8. For fertility and mortality, uncertainty at individual country level is unlikely to differ significantly from that at UK level. So, for fertility, for example, the high and low variants for Scotland assume long-term TFRs which differ from the principal by ± 0.2 children per woman as has been the convention for UK level variants. For migration, however, relative uncertainty tends to increase for smaller areas. The choice of variant migration assumptions for the individual countries has been informed by an analysis of relative standard deviations in the annual historical migration time-series.
9. ONS are currently conducting research into probabilistic projection methods with a view to improving the quantification of uncertainty in national population projections.
10. This paper presents the results for the variant projections by looking first at the standard "single component" variants and the standard "combination" variants together (as these are based on alternative plausible assumptions) before looking at the "special case scenarios" (as these are based on less realistic assumptions). The paper concludes by looking at projected population growth due to migration and the effect of natural change. Annex A provides information on how to obtain the detailed results of the variant projections and contains two tables which summarise the assumptions which are used in each type of projection. Annex B gives information on the method of projection, the accuracy of projections and the base population used.

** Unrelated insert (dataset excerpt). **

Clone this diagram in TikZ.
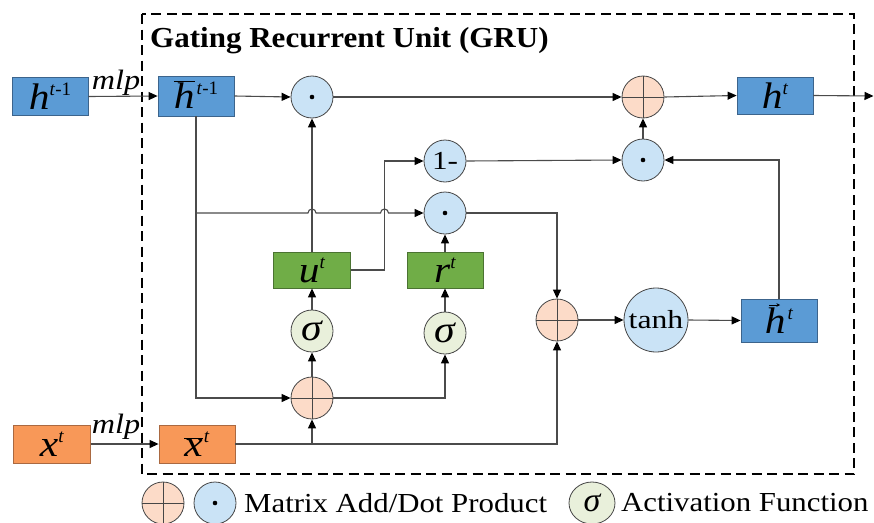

Some of the figures in this paper show results up to 2074. But projections so far ahead should be treated with great caution: the further in the future they go, the more uncertain they become.
2. The total fertility rate (TFR) is a commonly used summary measure of fertility levels calculated by summing the age specific rates (ASFR) for a particular year. It gives the average number of children that a group of women would expect to have if they experienced the observed ASFR in each of their childbearing years (assumed to be from age 15 to 45 for projection purposes).